Viele dezentrale Friedhöfe - diese Struktur werde von Bürger derzeit noch gewünscht, sagt König. Und es ist wohl auch eine Frage der Pietät, ob man auf ehemaligen Friedhofsflächen, wie zum Beispiel in Berlin, eine Tannenzucht oder in Bremen einen Golfplatz eröffnet.
Bochum folgt Bonn
Doch rein theoretisch hätten die Städte Handlungsspielraum. Und das gleich auf mehreren Ebenen. Ein Blick in die Bücher zeigt, so Harald Schledorn vom Bund der Steuerzahler:
"Hier ist es in NRW so, dass die einzelnen Friedhofsverwaltungen und Kämmereien und Steuerämter große Ermessensspielräume haben."

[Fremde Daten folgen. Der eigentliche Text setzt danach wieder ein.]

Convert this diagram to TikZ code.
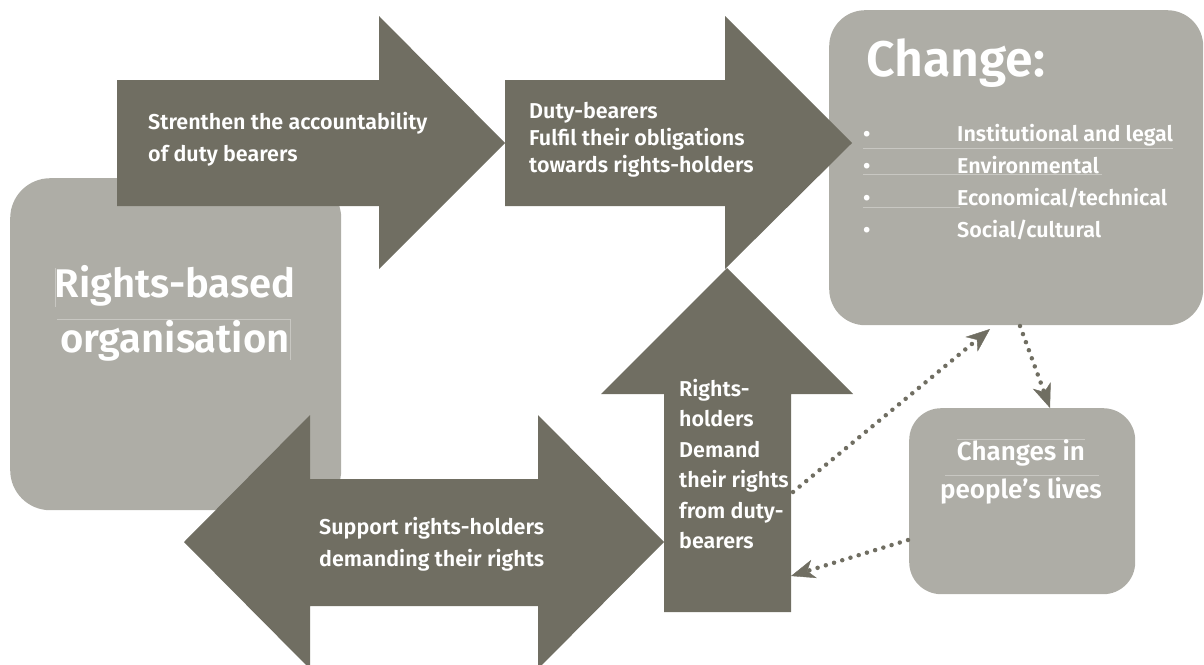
\documentclass[tikz,border=0pt]{standalone}
\usepackage{fontspec}
\setmainfont{Fira Sans}[BoldFont={Fira Sans SemiBold}]
\usetikzlibrary{arrows.meta}
\definecolor{darkg}{RGB}{112,110,98}
\definecolor{lightg}{RGB}{174,173,166}
\definecolor{frameln}{RGB}{200,199,194}
\begin{document}
\begin{tikzpicture}[x=1pt,y=-1pt,
  lightbox/.style={fill=lightg, draw=none, inner sep=0pt, anchor=north west},
  bigarrow/.style={fill=darkg, draw=none},
  lbl/.style={text=white, font=\bfseries\fontsize{21.5}{#1}\selectfont, align=left, inner sep=0pt, anchor=north west},
  title/.style={text=white, font=\bfseries\fontsize{#1}{#1}\selectfont, inner sep=0pt},
  frame/.style={draw=frameln, line width=0.7pt},
  dotarrow/.style={draw=darkg, line width=4.5pt, line cap=round, dash pattern=on 0pt off 8.6pt,
    -{Stealth[length=24pt,width=19pt,inset=7pt,line width=0.4pt,fill=darkg]}}]
\useasboundingbox (0,0) rectangle (1204,664);

% light boxes
\node[lightbox, rounded corners=40pt, minimum width=331pt, minimum height=332pt] (rbo) at (10,178) {};
\node[lightbox, rounded corners=36pt, minimum width=374pt, minimum height=315pt] (chg) at (829,10) {};
\node[lightbox, rounded corners=32pt, minimum width=226pt, minimum height=186pt] (cpl) at (909,408) {};

% big arrows
\path[bigarrow] (117,80) -- (379,80) -- (379,16) -- (505,143) -- (379,269) -- (379,206) -- (117,206) -- cycle;
\path[bigarrow] (505,80) -- (725,80) -- (725,16) -- (852,143) -- (725,269) -- (725,206) -- (505,206) -- cycle;
\path[bigarrow] (664,612) -- (664,394) -- (601,394) -- (727,268) -- (853,394) -- (791,394) -- (791,612) -- cycle;
\path[bigarrow] (184,542) -- (310,415) -- (310,479) -- (538,479) -- (538,415) -- (664,542) -- (538,669) -- (538,606) -- (310,606) -- (310,669) -- cycle;

% faint frame lines
\draw[frame] (55,268) -- (55,307);
\draw[frame] (57,319) -- (290,319) -- (290,360);
\draw[frame] (863,148) -- (1173,148);
\draw[frame] (863,174) -- (1102,174);
\draw[frame] (863,207) -- (960,207);
\draw[frame] (957,439) -- (1085,439);
\draw[frame] (945,475) -- (1099,475);

% texts
\node[title=40, align=center, anchor=north] (rbot) at (175,265) {Rights-based\\[13pt]organisation};
\node[title=50, anchor=north west] (chgt) at (866,38) {Change:};
\node[lbl=32] (items) at (863,124) {\makebox[94pt][l]{•}Institutional and legal\\
  \makebox[94pt][l]{•}Environmental\\
  \makebox[94pt][l]{•}Economical/technical\\
  \makebox[94pt][l]{•}Social/cultural};
\node[title=26, align=center, anchor=north] (cplt) at (1021,439) {Changes in\\[11pt]people’s lives};
\node[lbl=32.5] (t1) at (148,112) {Strenthen the accountability\\of duty bearers};
\node[lbl=27] (t2) at (529,102) {Duty-bearers\\Fulfil their obligations\\towards rights-holders};
\node[lbl=30.4] (t3) at (679,379) {Rights-\\holders\\Demand\\their rights\\from duty-\\bearers};
\node[lbl=32] (t4) at (319,517) {Support rights-holders\\demanding their rights};

% dotted connectors
\coordinate (d1s) at (793,492);
\coordinate (d1e) at (990,329);
\coordinate (d2s) at (1020,326);
\coordinate (d2e) at (1050,408);
\coordinate (d3s) at (908,540);
\coordinate (d3e) at (791,576);
\draw[dotarrow] (d1s) -- (d1e);
\draw[dotarrow] (d2s) -- (d2e);
\draw[dotarrow] (d3s) -- (d3e);
\end{tikzpicture}
\end{document}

Da würden Maschinen oder Gebäude schon mal nahezu als Neuware kalkuliert und abgeschrieben – und das treibe dann die Friedhofsgebühren in die Höhe. Eine hohe Kalkulation ist in NRW, anders als in Bayern oder Baden-Württemberg, gesetzlich erlaubt. Die Stadt Bochum begründet die Kalkulation so:
"Wir machen das, weil wir uns an die gesetzlichen Vorschriften halten und weil wir auch aufgrund der Haushaltslage alle Möglichkeiten, die dann eben sind, auch ausschöpfen müssen. Das heißt, wir sind gehalten, die betriebswirtschaftlich ansatzfähigen Kosten auch in die Gebührenbedarfsberechnung hineinzustellen."
Auch ein Blick auf den sogenannten "grünpolitischen Wert" gibt Aufschluss. Da Friedhöfe gerade in Ballungsgebieten auch ökologische Funktionen haben, übernimmt die Stadt einen Teil der Kosten und legt sie nicht auf die Gebühren um. In Bochum und anderen Städten ist diese Summe in den letzten Jahren allerdings um rund eine Million Euro und mehr gesunken. Dadurch steigen wiederum die Friedhofsgebühren. Nur der Verkauf von Friedhofsflächen wird die Gebühren langfristig kompensieren können. Die Stadt Bonn, die 2012 den ersten Platz bei den Bestattungsgebühren in NRW einnahm, hat im letzten in diesem Jahr die Preise gesenkt. Diesem Muster folgt Bochum nun 2014 und senkt die Gebühren um 200 Euro.
Mal sehen, wer beim Wirtschaftsraum Friedhof im nächsten Jahr besonders hohe Bestattungsgebühren erzielt.